Dimisiones

Jon Juaristi, ABC 11/11/12

La tragedia de Cataluña reside en la fragilidad de sus clases rectoras, que carecen de un concepto de orden.

Asistí, el jueves pasado, a la investidura de Sir John Elliot como Doctor Honoris Causa por la Universidad de Alcalá. Mientras el ilustre hispanista pronunciaba su lección magistral desde la cátedra del Paraninfo, recordé otra que le oí, hace quince años, en la inauguración del Centro Rey Juan Carlos de New York University. Decía entonces Elliot que, a pesar del ascenso de los nacionalismos en la Transición, España no ha dejado de ser percibida desde el exterior como una nación homogénea.

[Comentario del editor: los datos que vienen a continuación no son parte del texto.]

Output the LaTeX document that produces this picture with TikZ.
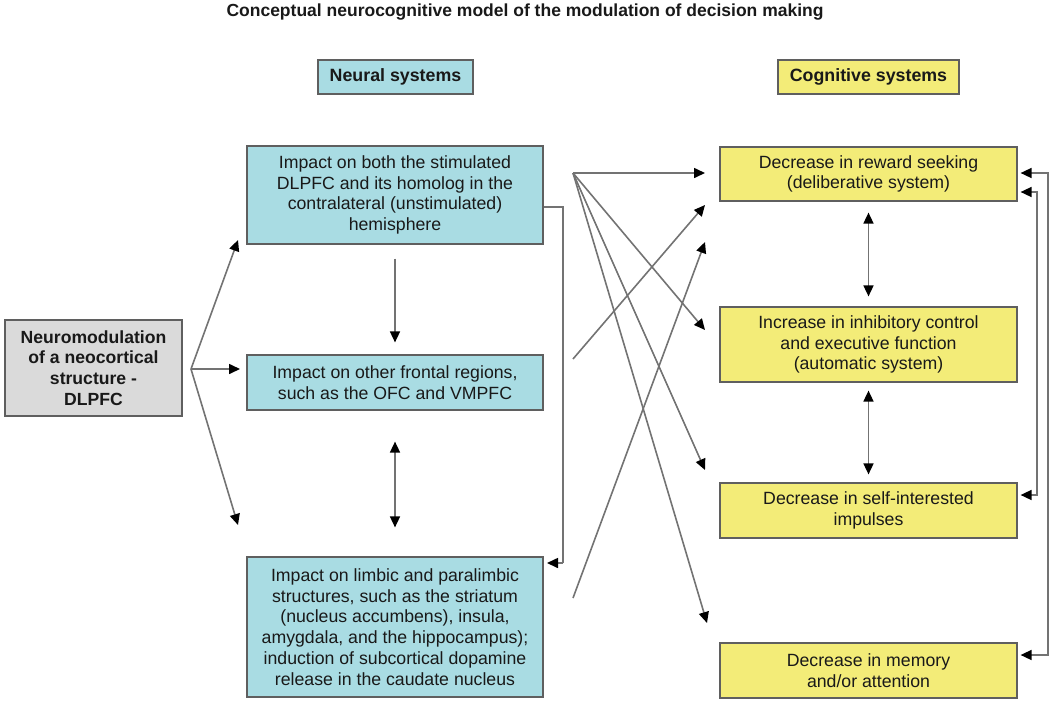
\documentclass[tikz,border=0pt]{standalone}
\usepackage{fontspec}
\setmainfont{Liberation Sans}
\usetikzlibrary{arrows.meta,calc}
\definecolor{nblue}{RGB}{169,220,227}
\definecolor{cyel}{RGB}{243,236,120}
\definecolor{dgray}{RGB}{218,218,218}
\definecolor{boxline}{RGB}{95,95,95}
\definecolor{linegray}{RGB}{115,115,115}
\definecolor{txt}{RGB}{25,25,25}
\begin{document}
\begin{tikzpicture}[x=1pt,y=-1pt,
  box/.style={draw=boxline, line width=1.2pt, align=center, inner sep=0pt,
    font=\fontsize{17.7}{20.7}\selectfont, text=txt},
  neural/.style={box, fill=nblue, minimum width=296pt},
  cog/.style={box, fill=cyel, minimum width=297pt},
  head/.style={box, font=\fontsize{17.8}{20}\selectfont\bfseries, minimum height=34pt},
  arr/.style={draw=linegray, line width=1.6pt, -{Triangle[length=11pt,width=10pt,color=black]}},
  darr/.style={draw=linegray, line width=1.6pt, {Triangle[length=11pt,width=10pt,color=black]}-{Triangle[length=11pt,width=10pt,color=black]}},
  ln/.style={draw=linegray, line width=1.6pt}]
\useasboundingbox (0,0) rectangle (1050,702);

% title and headers
\node[font=\fontsize{17.5}{20}\selectfont\bfseries, text=txt] (title) at (525,12)
  {Conceptual neurocognitive model of the modulation of decision making};
\node[head, fill=nblue, minimum width=155pt] (neural) at (395.5,77) {Neural systems};
\node[head, fill=cyel, minimum width=181pt] (cognitive) at (868.5,77) {Cognitive systems};

% source box
\node[box, fill=dgray, minimum width=177pt, minimum height=96pt,
  font=\fontsize{17.6}{20.7}\selectfont\bfseries] (dl) at (93.5,368)
  {Neuromodulation\\of a neocortical\\structure -\\DLPFC};

% neural boxes
\node[neural, minimum height=98pt] (A) at (395,195)
  {Impact on both the stimulated\\DLPFC and its homolog in the\\contralateral (unstimulated)\\hemisphere};
\node[neural, minimum height=55pt] (B) at (395,382.5)
  {Impact on other frontal regions,\\such as the OFC and VMPFC};
\node[neural, minimum height=140pt] (C) at (395,627)
  {Impact on limbic and paralimbic\\structures, such as the striatum\\(nucleus accumbens), insula,\\amygdala, and the hippocampus);\\induction of subcortical dopamine\\release in the caudate nucleus};

% cognitive boxes
\node[cog, minimum height=54pt] (Y1) at (868.5,174)
  {Decrease in reward seeking\\(deliberative system)};
\node[cog, minimum height=75pt] (Y2) at (868.5,344.5)
  {Increase in inhibitory control\\and executive function\\(automatic system)};
\node[cog, minimum height=55pt] (Y3) at (868.5,510.5)
  {Decrease in self-interested\\impulses};
\node[cog, minimum height=55pt] (Y4) at (868.5,670.5)
  {Decrease in memory\\and/or attention};

% fan from source box
\coordinate (f) at (191,369);
\coordinate (fa) at (238,240);
\coordinate (fb) at (240,369);
\coordinate (fc) at (238,525);
\draw[arr] (f) -- (fa);
\draw[arr] (f) -- (fb);
\draw[arr] (f) -- (fc);

% within neural column
\draw[arr] ([yshift=-14pt]A.south) -- ([yshift=12pt]B.north);
\draw[darr] ([yshift=-31pt]B.south) -- ([yshift=29pt]C.north);
\coordinate (r1) at (563,207);
\coordinate (r2) at (563,563);
\coordinate (r3) at (547,563);
\draw[ln] (A.east |- r1) -- (r1) -- (r2);
\draw[arr] (r2) -- (r3);

% crossing connectors
\coordinate (o) at (573,173);
\coordinate (t1) at (705,173);
\coordinate (t2) at (705,330);
\coordinate (t3) at (705,470);
\coordinate (t4) at (707,623);
\draw[arr] (o) -- (t1);
\draw[arr] (o) -- (t2);
\draw[arr] (o) -- (t3);
\draw[arr] (o) -- (t4);
\coordinate (ob) at (573,359);
\coordinate (tb) at (705,205);
\draw[arr] (ob) -- (tb);
\coordinate (oc) at (573,598);
\coordinate (tc) at (705,242);
\draw[arr] (oc) -- (tc);

% within cognitive column
\draw[darr] ([yshift=-11pt]Y1.south) -- ([yshift=10pt]Y2.north);
\draw[darr] ([yshift=-8pt]Y2.south) -- ([yshift=8pt]Y3.north);

% right feedback loops
\coordinate (p1) at (1048,173);
\coordinate (p2) at (1048,655);
\draw[darr] ([xshift=3pt]Y1.east |- p1) -- (p1) -- (p2) -- ([xshift=3pt]Y4.east |- p2);
\coordinate (q1) at (1037,192);
\coordinate (q2) at (1037,495);
\draw[darr] ([xshift=3pt]Y1.east |- q1) -- (q1) -- (q2) -- ([xshift=3pt]Y3.east |- q2);
\end{tikzpicture}
\end{document}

En la última década del pasado siglo parecía culminar, en cierto sentido, un proceso integrador que había arrancado de las Cortes de Cádiz, a través del cual la metrópoli de un viejo imperio cuya disolución se iniciaba por entonces se iba a transformar en una nación moderna. El recorrido no fue fácil. La construcción del Estado liberal fue interrumpida por períodos de caos político, guerras civiles, pronunciamientos y dictaduras. Pero en los años noventa, aunque el terrorismo de ETA siguiera golpeando sin tregua y proliferaran los escándalos políticos, dominaba la convicción de que la sociedad española había alcanzado unos niveles de cohesión y prosperidad ni siquiera imaginables en los tiempos del franquismo tardío.

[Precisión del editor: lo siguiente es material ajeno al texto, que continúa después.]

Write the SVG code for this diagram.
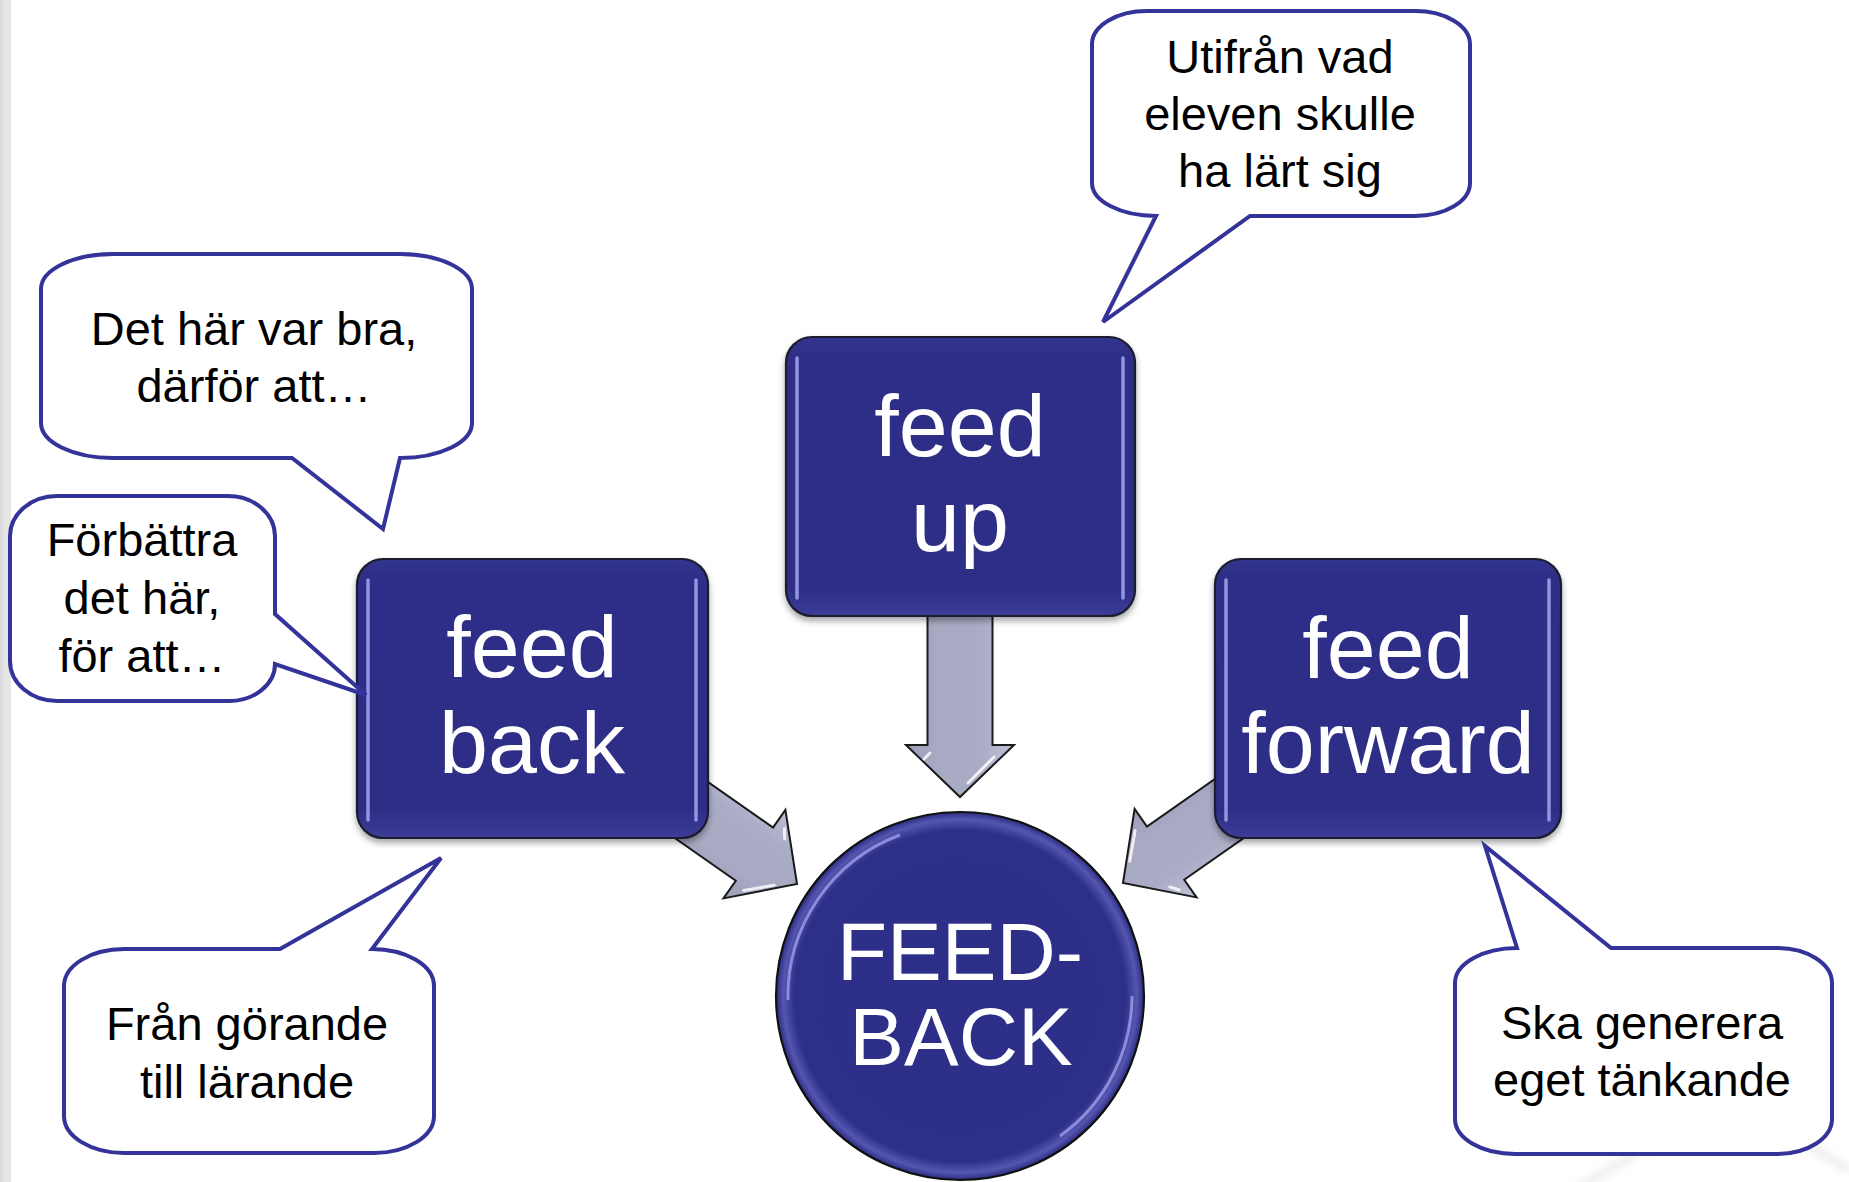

Los fastos de 1992, tan criticados posteriormente, contaron sin embargo con un amplísimo respaldo cívico, porque se entendía que la nación democrática tenía el derecho de celebrar sus logros y además lo necesitaba. La Feria Internacional de Sevilla o la Olimpiada de Barcelona suscitaron un entusiasmo verdaderamente nacional. Los diagnósticos de los historiadores eran asimismo optimistas. Enric Ucelay da Cal, por ejemplo, afirmaba que Cataluña se había españolizado mucho más profundamente en el período reciente de libertad y autonomía que en toda su historia anterior (pienso que lo mismo se podría decir de todo el resto de España, incluido el País Vasco). A la altura de 1998 constatábamos que los programas regeneracionistas del fin de siglo anterior habían sido rebasados con creces y que el «problema de España» que afligía a nuestros abuelos se había convertido en una antigualla. Ni siquiera los políticos invocaban la memoria de la guerra civil para desacreditar a sus adversarios.

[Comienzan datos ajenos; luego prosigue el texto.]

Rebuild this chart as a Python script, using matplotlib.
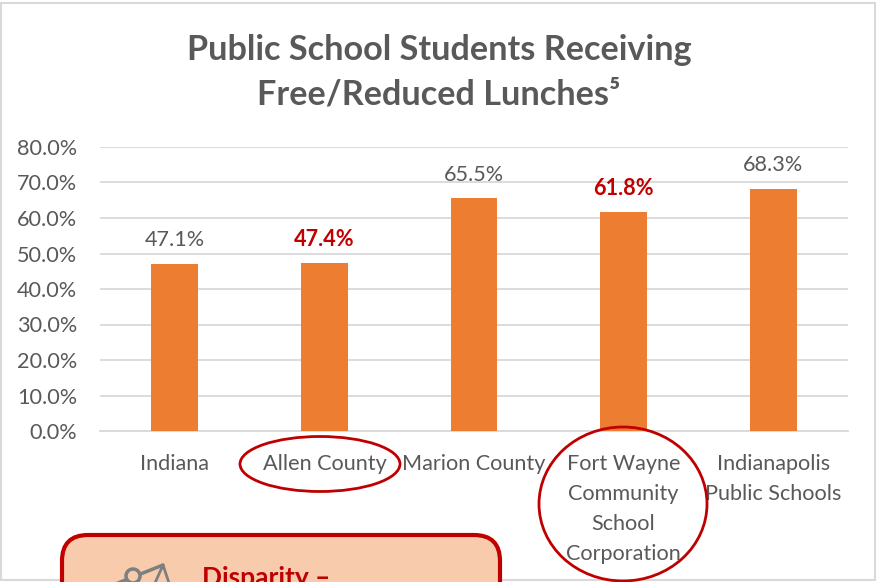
import matplotlib
matplotlib.use('Agg')
import matplotlib.pyplot as plt
from matplotlib.patches import Ellipse, FancyBboxPatch, Rectangle

plt.rcParams['font.family'] = ['Lato', 'DejaVu Sans']

categories = ['Indiana', 'Allen County', 'Marion County',
              'Fort Wayne\nCommunity\nSchool\nCorporation',
              'Indianapolis\nPublic Schools']
values = [47.1, 47.4, 65.5, 61.8, 68.3]
highlighted = ['Allen County', 'Fort Wayne\nCommunity\nSchool\nCorporation']
y_ticks = [0, 10, 20, 30, 40, 50, 60, 70, 80]

W, H = 877, 582
GREY = '#595959'
RED = '#C00000'
ORANGE = '#ED7D31'

fig = plt.figure(figsize=(W / 100, H / 100), dpi=100)

# chart area, placed in pixels
ax = fig.add_axes([100 / W, 1 - 431 / H, 748 / W, 284 / H])
ax.bar(range(len(values)), values, width=0.314, color=ORANGE, zorder=3)
ax.set_xlim(-0.5, 4.5)
ax.set_ylim(0, 80)
ax.set_yticks(y_ticks)
ax.set_yticklabels([f'{v:.1f}%' for v in y_ticks], fontsize=15.6, color=GREY)
ax.set_xticks(range(len(categories)))
ax.set_xticklabels(categories, fontsize=15.6, color=GREY, linespacing=1.62, va='top')
ax.tick_params(length=0)
ax.tick_params(axis='x', pad=16.5)
ax.tick_params(axis='y', pad=16.5)
ax.grid(axis='y', color='#D9D9D9', lw=1.3, zorder=0)
ax.set_axisbelow(True)
for s in ['top', 'left', 'right']:
    ax.spines[s].set_visible(False)
ax.spines['bottom'].set_color('#D9D9D9')
ax.spines['bottom'].set_linewidth(1.3)

# data labels
for i, v in enumerate(values):
    if categories[i] in highlighted:
        ax.annotate(f'{v:.1f}%', (i, v), xytext=(0, 9), textcoords='offset points',
                    ha='center', va='bottom', fontsize=15.6, color=RED, fontweight='bold')
    else:
        ax.annotate(f'{v:.1f}%', (i, v), xytext=(0, 10), textcoords='offset points',
                    ha='center', va='bottom', fontsize=15.6, color=GREY)

# overlay in pixel coordinates for border, title, circles and callout
ov = fig.add_axes([0, 0, 1, 1], facecolor='none')
ov.set_xlim(0, W)
ov.set_ylim(H, 0)
ov.axis('off')

ov.add_patch(Rectangle((1, 3), 874, 577, fill=False, ec='#D9D9D9', lw=1.5))
ov.text(439, 50, 'Public School Students Receiving', ha='center', va='center',
        fontsize=24.7, fontweight='bold', color=GREY)
ov.text(439, 94, 'Free/Reduced Lunches⁵', ha='center', va='center',
        fontsize=24.7, fontweight='bold', color=GREY)

ov.add_patch(Ellipse((320, 464), 160, 55, fill=False, ec=RED, lw=2))
ov.add_patch(Ellipse((623, 504), 168, 154, fill=False, ec=RED, lw=2))

ov.add_patch(FancyBboxPatch((62, 535), 438, 90, boxstyle='round,pad=0,rounding_size=26',
                            fc='#F8CBAD', ec=RED, lw=3))
ov.text(202, 578, 'Disparity –', ha='left', va='center', fontsize=19,
        fontweight='bold', color=RED, clip_on=True)

# balance icon, only its top shows
ov.plot([118, 163], [583, 565], color='#7F7F7F', lw=2.5, solid_capstyle='round')
ov.add_patch(Ellipse((133, 576), 14, 14, fc='#F8CBAD', ec='#7F7F7F', lw=2.5, zorder=4))
ov.plot([155, 163, 169], [583, 565, 583], color='#7F7F7F', lw=2)

fig.savefig('out.png', dpi=100)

Indudablemente, los nacionalismos gobernantes en el País Vasco y Cataluña no habían renunciado a sus programas máximos ni estaban dispuestos a plegarse a un cierre del proceso autonómico, pero, por lo que fuera, por prudencia u oportunismo, contenían aún sus impulsos naturales. Sus pretensiones hegemónicas —plasmadas en políticas lingüísticas y retóricas guerras de símbolos— incordiaban y ofendían, como es lógico, a los no nacionalistas. Pero en Cataluña, el pujolismo se manifestaba aún como catalanismo y no como nacionalismo, en el sentido que daba Pla a dichos términos, y debe reconocerse que CiU había conseguido encauzar las energías sociales apartándolas de la anarquía destructiva que caracterizó la vida catalana en épocas no tan remotas.

El panorama ha cambiado totalmente, y en ello han influido, por supuesto, la crisis económica y el advenimiento de generaciones que no conocieron a Moisés, pero la radicalización secesionista del catalanismo resultaría inexplicable sin el efecto deletéreo que tuvo en CiU la política del tripartito. En tiempos de tribulación, el catalanismo conservador siempre ha demostrado carecer de un concepto propio de orden, y si en 1936 buscó el amparo de la sublevación militar, ha optado ahora por sumarse a la subversión nacionalista. La tragedia de Cataluña reside en las recurrentes dimisiones de sus clases rectoras, acobardadas ante cualquier manifestación de la rauxa plebeya. En las horas duras, nunca están en su sitio.